Elevate Difference

Forced to Care: Coercion and Caregiving in America

Evelyn Nakano Glenn is a professor of Women’s and Ethnic Studies at University of California, Berkeley and author of Forced to Care. Perhaps because of her vocation, the book has a bit of a textbook flavor to it, but as it progresses, she lets go and begins to fill it out with a more humanistic view.

Forced to Care begins with a look at those who are responsible for the lion’s share of caregiving in America. Glenn’s findings basically confirm what most of us know already: in most cases, women of color, women at the low end of the socioeconomic scale, and illegal immigrants are the ones caring for our nation’s young, disabled, and elderly.

The author then takes her inquiries one step further by tracing the roots of caregiving back to colonial America in an effort to discover why such a disproportionate amount of paid and unpaid caretaking falls to these individuals. Glenn does a terrific job of leading the reader through the individual events that occurred politically, socially, industrially, and economically to reinforce the notion that it is a woman’s duty to take care of needy family members. Following the shift from an agricultural, self-sustaining, family-based society to a market economy, Glenn shows just why gender divisions still remain with respect to these types of jobs. She illustrates, through the use of an amazing amount of research, just exactly how American women with very few other choices have been coerced into providing care for others to the detriment of their own needs for centuries. Our society’s continued devaluation of these kinds of “homemaking” services serves to perpetuate the problem.

It is clear that the author encourages a sea change with respect to both paid and unpaid caregiving, but she refrains from demonizing any particular groups or individuals, instead offering a clear, concise look at how we got ourselves here, and why we need to get out of this mess while we still can.

Glenn advocates for both care providers and those receiving care and uses her vast knowledge of the history and foundation of the problems to offer concrete solutions to the difficulties both face as our aging society pushes us closer to a crisis in the fastest growing segment of healthcare in America.

Before picking up this book, I was nearly certain that I would be called upon to care for elderly family members at some point in my life, although hopefully not until my children are grown and gone. Despite my fears of being able to do so with grace and love versus resentment and frustration, it was nonetheless something I didn’t see a way out of. I can’t say that Forced to Care allayed my fears in any way, but I gained a tremendous amount of insight as to how and why I might be called upon to provide such care and how, if I am so inclined, I might join in efforts to increase the availability of resources and respect for caregivers as a whole.

While the book is not an easy read—I didn't settle down with it in my lounge chair next to the pool—it is an absolutely eye-opening look at something many of us take for granted; that we as women will eventually be called upon to care for those family members who cannot do it for themselves.

Written by: Kari O’Driscoll, July 10th 2010

The final chapter of the book does have some pretty interesting ideas about how to care for our caregivers.
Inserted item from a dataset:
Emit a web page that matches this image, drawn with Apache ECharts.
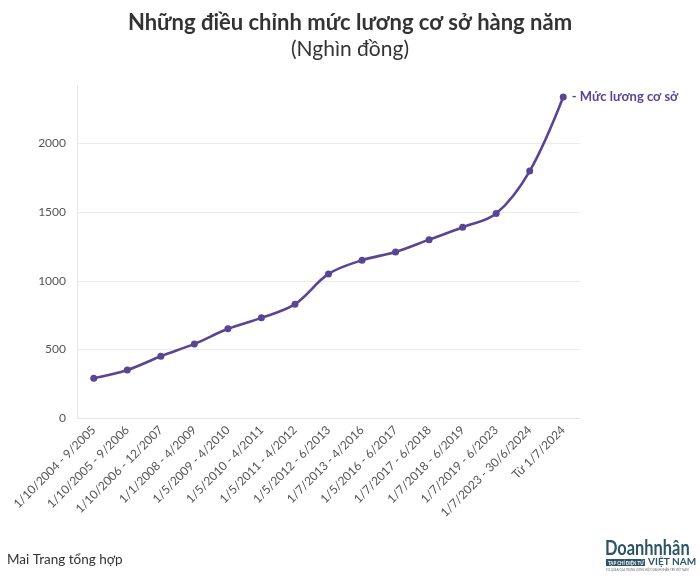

I definitely recommend this book to anyone who wonders how to make life better for all involved. It is difficult for us to advocate for ourselves, and as the author points out, so much of that is cultural - our non-paying "jobs" are not as valued in our market economy and somehow we need to change that.

Thanks for commenting!

It often challenging to advocate for myself, even within our immediate family, while taking care of my daughter who has autism. A big sea change? Who has the energy?

I have to think there must be other countries who take better care of their caregivers.

Reading your review is in itself an eye opener. I have always seen women being the main caretaker, whether it is for healthy or sick kids, disabled or aging family members. My understanding on this subject was that women realize and accept that not everything has an easy fix and being a caretaker requires just presence, compassion and empathy without trying to always find an end solution. But maybe this is not the only reason, maybe we just follow a model that has been so impregnated in our mind that we just follow it without questioning it? I think that I need to read this book to just understand if we are really main caretakers by choice or if we are conscientiously or not conscientiously following to do what is expected from us.